# Goal:
Everything from the first line of the data through the line with "i) => String(i));" is to be echoed exactly, minus the pictures.

# Information shown:
**********
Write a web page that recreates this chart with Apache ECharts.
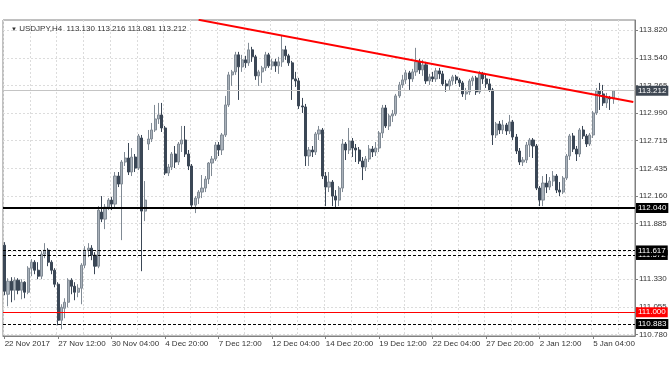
<!DOCTYPE html>
<html><head><meta charset="utf-8">
<script src="https://cdn.jsdelivr.net/npm/echarts@6/dist/echarts.min.js"></script>
<style>html,body{margin:0;padding:0;background:#fff}#c{width:672px;height:372px}</style>
</head><body><div id="c"></div>
<script>
const tickLabels = ['22 Nov 2017','27 Nov 12:00','30 Nov 04:00','4 Dec 20:00','7 Dec 12:00','12 Dec 04:00','14 Dec 20:00','19 Dec 12:00','22 Dec 04:00','27 Dec 20:00','2 Jan 12:00','5 Jan 04:00'];
const yTickValues = [113.820,113.540,113.265,112.990,112.715,112.435,112.160,111.885,111.605,111.330,111.055,110.780];
const barCount = 189;
const categories = Array.from({length: barCount}, (_, i) => String(i));

const opens = [111.67,111.18,111.31,111.22,111.32,111.22,111.30,111.20,111.44,111.50,111.42,111.36,111.58,111.62,111.50,111.42,111.28,110.92,111.04,111.10,
111.32,111.26,111.20,111.24,111.47,111.62,111.64,111.57,111.46,112.00,111.93,112.05,112.12,112.08,112.36,112.28,112.50,112.54,112.40,112.55,
112.44,112.74,112.01,112.68,112.73,112.82,112.93,112.97,112.84,112.39,112.45,112.58,112.50,112.68,112.72,112.58,112.46,112.07,112.14,112.20,
112.24,112.33,112.49,112.53,112.67,112.62,112.77,113.07,113.37,113.40,113.57,113.45,113.52,113.49,113.62,113.55,113.36,113.40,113.44,113.57,
113.46,113.50,113.46,113.50,113.62,113.56,113.49,113.33,113.31,113.06,113.05,112.56,112.62,112.60,112.78,112.82,112.36,112.25,112.30,112.16,
112.12,112.24,112.68,112.62,112.71,112.64,112.62,112.51,112.45,112.53,112.63,112.60,112.64,112.79,113.04,112.86,112.96,112.98,113.16,113.27,
113.32,113.39,113.33,113.40,113.50,113.42,113.47,113.31,113.35,113.33,113.41,113.38,113.28,113.26,113.31,113.35,113.32,113.29,113.18,113.20,
113.31,113.34,113.20,113.38,113.33,113.28,113.22,112.77,112.88,112.82,112.87,112.81,112.90,112.75,112.61,112.50,112.52,112.67,112.72,112.66,
112.24,112.12,112.29,112.25,112.31,112.36,112.22,112.20,112.34,112.56,112.76,112.63,112.58,112.82,112.76,112.68,112.77,112.99,113.21,113.18,
113.09,113.14,113.130];
const closes = [111.21,111.31,111.22,111.32,111.22,111.30,111.20,111.44,111.50,111.42,111.36,111.58,111.62,111.50,111.42,111.28,110.92,111.05,111.10,111.32,
111.26,111.20,111.24,111.47,111.62,111.64,111.57,111.46,112.02,111.93,112.05,112.12,112.08,112.36,112.28,112.50,112.54,112.40,112.55,112.44,
112.76,112.01,112.12,112.73,112.82,112.93,112.97,112.84,112.39,112.45,112.58,112.50,112.68,112.72,112.58,112.46,112.07,112.14,112.20,112.24,
112.33,112.49,112.53,112.67,112.62,112.77,113.07,113.37,113.40,113.57,113.45,113.52,113.49,113.62,113.55,113.36,113.40,113.44,113.57,113.46,
113.50,113.46,113.50,113.62,113.56,113.49,113.33,113.31,113.06,113.05,112.56,112.62,112.60,112.78,112.82,112.36,112.25,112.30,112.16,112.12,
112.24,112.68,112.62,112.71,112.64,112.62,112.51,112.45,112.53,112.63,112.60,112.64,112.79,113.04,112.86,112.96,112.98,113.16,113.27,113.32,
113.39,113.33,113.40,113.50,113.42,113.47,113.31,113.35,113.33,113.41,113.38,113.28,113.26,113.31,113.35,113.32,113.29,113.18,113.20,113.31,
113.34,113.20,113.38,113.33,113.28,113.22,112.77,112.88,112.82,112.87,112.81,112.90,112.75,112.61,112.50,112.52,112.67,112.72,112.66,112.24,
112.12,112.29,112.25,112.31,112.36,112.22,112.20,112.34,112.56,112.76,112.63,112.58,112.82,112.76,112.68,112.77,112.99,113.21,113.18,113.09,
113.14,113.13,113.212];
const lows = [111.17,111.06,111.10,111.12,111.18,111.13,111.14,111.18,111.36,111.38,111.33,111.33,111.54,111.46,111.38,111.25,110.87,110.83,110.94,111.05,
111.18,111.12,111.15,111.08,111.44,111.55,111.52,111.38,111.44,111.90,111.83,112.02,112.02,112.05,112.25,111.72,112.46,112.37,112.36,112.40,
112.42,111.41,111.91,112.62,112.70,112.80,112.88,112.80,112.37,112.36,112.42,112.44,112.47,112.60,112.55,112.42,112.04,111.99,112.08,112.14,
112.20,112.28,112.36,112.51,112.56,112.57,112.75,113.05,113.26,113.37,113.12,113.40,113.44,113.46,113.50,113.32,113.26,113.29,113.41,113.44,
113.42,113.40,113.38,113.45,113.52,113.46,113.12,113.25,113.03,112.99,112.46,112.46,112.55,112.57,112.72,112.33,112.06,112.20,112.06,112.04,
112.06,112.20,112.52,112.58,112.55,112.50,112.48,112.32,112.41,112.50,112.55,112.56,112.60,112.74,112.84,112.82,112.90,112.96,113.14,113.24,
113.28,113.22,113.30,113.36,113.38,113.36,113.28,113.27,113.30,113.30,113.33,113.26,113.20,113.22,113.27,113.28,113.25,113.15,113.12,113.17,
113.26,113.17,113.18,113.28,113.24,113.20,112.67,112.74,112.78,112.78,112.77,112.78,112.72,112.58,112.47,112.46,112.49,112.55,112.54,112.22,
112.06,112.06,112.19,112.22,112.26,112.19,112.16,112.18,112.32,112.52,112.60,112.51,112.55,112.73,112.65,112.66,112.74,112.97,113.02,113.06,
113.04,113.02,113.081];
const highs = [111.70,111.34,111.35,111.35,111.34,111.33,111.31,111.46,111.53,111.52,111.50,111.61,111.69,111.64,111.52,111.44,111.30,111.08,111.14,111.34,
111.34,111.30,111.28,111.49,111.66,111.69,111.67,111.60,112.06,112.16,112.08,112.14,112.15,112.40,112.40,112.52,112.60,112.69,112.64,112.58,
112.78,112.77,112.31,112.82,112.89,113.07,113.09,113.09,112.86,112.48,112.60,112.66,112.70,112.86,112.86,112.62,112.48,112.16,112.22,112.37,
112.36,112.50,112.56,112.70,112.70,112.79,113.16,113.40,113.42,113.60,113.60,113.57,113.56,113.69,113.65,113.57,113.42,113.46,113.60,113.59,
113.53,113.53,113.55,113.76,113.66,113.58,113.51,113.40,113.34,113.14,113.08,112.65,112.66,112.80,112.86,112.84,112.40,112.40,112.32,112.22,
112.26,112.73,112.70,112.84,112.74,112.68,112.65,112.55,112.56,112.67,112.66,112.70,112.81,113.07,113.07,112.98,113.02,113.18,113.30,113.37,
113.42,113.41,113.43,113.64,113.53,113.52,113.50,113.38,113.40,113.44,113.44,113.41,113.32,113.33,113.37,113.37,113.34,113.31,113.24,113.33,
113.36,113.36,113.41,113.40,113.37,113.33,113.24,112.90,112.91,112.92,112.89,112.97,112.92,112.78,112.64,112.55,112.70,112.74,112.74,112.68,
112.26,112.36,112.38,112.35,112.41,112.38,112.30,112.36,112.58,112.78,112.79,112.66,112.84,112.86,112.78,112.79,113.01,113.24,113.29,113.27,
113.19,113.16,113.216];

const levelValues = [112.040, 111.572, 111.617, 111.000, 110.883];
const currentPrice = 113.212;
const trendPoints = [[58, 113.92], [188, 113.10]];
const headerText = 'USDJPY,H4  113.130 113.216 113.081 113.212';

const candleData = opens.map((o, i) => [o, closes[i], lows[i], highs[i]]);

const FONT = 'Liberation Sans';
function lvlLabel(bg) {
  return {show: true, position: 'end', distance: 1, formatter: p => Number(p.value).toFixed(3),
    backgroundColor: bg, color: '#fff', fontSize: 8, fontFamily: FONT, padding: [1, 2, 0, 2], lineHeight: 9};
}
const levelStyles = [
  {lineStyle: {color: '#000', width: 2, type: 'solid'}, label: lvlLabel('#000')},
  {lineStyle: {color: '#000', width: 1, type: [3, 2]}, label: lvlLabel('#000')},
  {lineStyle: {color: '#000', width: 1, type: [3, 2]}, label: lvlLabel('#000')},
  {lineStyle: {color: '#ff0000', width: 1, type: 'solid'}, label: lvlLabel('#ff0000')},
  {lineStyle: {color: '#000', width: 1, type: [3, 2]}, label: lvlLabel('#000')}
];
const markData = [
  {yAxis: currentPrice, lineStyle: {color: '#c4c4c4', width: 1, type: 'solid'}, label: lvlLabel('#3f4853')}
].concat(levelValues.map((v, i) => Object.assign({yAxis: v}, levelStyles[i])));

const chart = echarts.init(document.getElementById('c'), null, {renderer: 'canvas'});
chart.setOption({
  animation: false,
  backgroundColor: '#fff',
  title: {
    text: '{t|▼} ' + headerText, left: 6, top: 20,
    textStyle: {fontSize: 8, fontWeight: 'normal', color: '#333', fontFamily: FONT,
      rich: {t: {fontSize: 6, color: '#333'}}}
  },
  grid: {left: 3, right: 37, top: 20, bottom: 36, show: true, borderColor: '#808080', borderWidth: 1},
  xAxis: {
    type: 'category', data: categories, boundaryGap: true,
    axisLine: {lineStyle: {color: '#808080'}},
    axisTick: {show: true, interval: 15, alignWithLabel: true, length: 3, lineStyle: {color: '#808080'}},
    axisLabel: {interval: 15, align: 'left', margin: 4, fontSize: 8, fontFamily: FONT, color: '#333',
      formatter: (v, idx) => tickLabels[idx / 16] || ''},
    splitLine: {show: true, interval: 7, lineStyle: {color: '#dcdcdc', type: [2, 2]}}
  },
  yAxis: {
    type: 'value', position: 'right', min: 110.763, max: 113.918, scale: true,
    axisLine: {show: true, lineStyle: {color: '#808080'}},
    axisTick: {show: true, length: 3, customValues: yTickValues, lineStyle: {color: '#808080'}},
    axisLabel: {customValues: yTickValues, margin: 4, fontSize: 8, fontFamily: FONT, color: '#333',
      formatter: v => v.toFixed(3)},
    splitLine: {show: true, lineStyle: {color: '#dcdcdc', type: [2, 2]}}
  },
  series: [{
    type: 'candlestick',
    data: candleData,
    barWidth: 2.6,
    itemStyle: {color: '#aab2bb', color0: '#3b4756', borderColor: '#808a94', borderColor0: '#3b4756', borderWidth: 1},
    markLine: {silent: true, symbol: ['none', 'none'], precision: 3, animation: false, data: markData}
  }, {
    type: 'line',
    data: trendPoints,
    symbol: 'none',
    silent: true,
    clip: true,
    z: 5,
    lineStyle: {color: '#ff0000', width: 2}
  }]
});
</script></body></html>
**********
# Finished answer:
Write a web page that recreates this chart with Apache ECharts.
<!DOCTYPE html>
<html><head><meta charset="utf-8">
<script src="https://cdn.jsdelivr.net/npm/echarts@6/dist/echarts.min.js"></script>
<style>html,body{margin:0;padding:0;background:#fff}#c{width:672px;height:372px}</style>
</head><body><div id="c"></div>
<script>
const tickLabels = ['22 Nov 2017','27 Nov 12:00','30 Nov 04:00','4 Dec 20:00','7 Dec 12:00','12 Dec 04:00','14 Dec 20:00','19 Dec 12:00','22 Dec 04:00','27 Dec 20:00','2 Jan 12:00','5 Jan 04:00'];
const yTickValues = [113.820,113.540,113.265,112.990,112.715,112.435,112.160,111.885,111.605,111.330,111.055,110.780];
const barCount = 189;
const categories = Array.from({length: barCount}, (_, i) => String(i));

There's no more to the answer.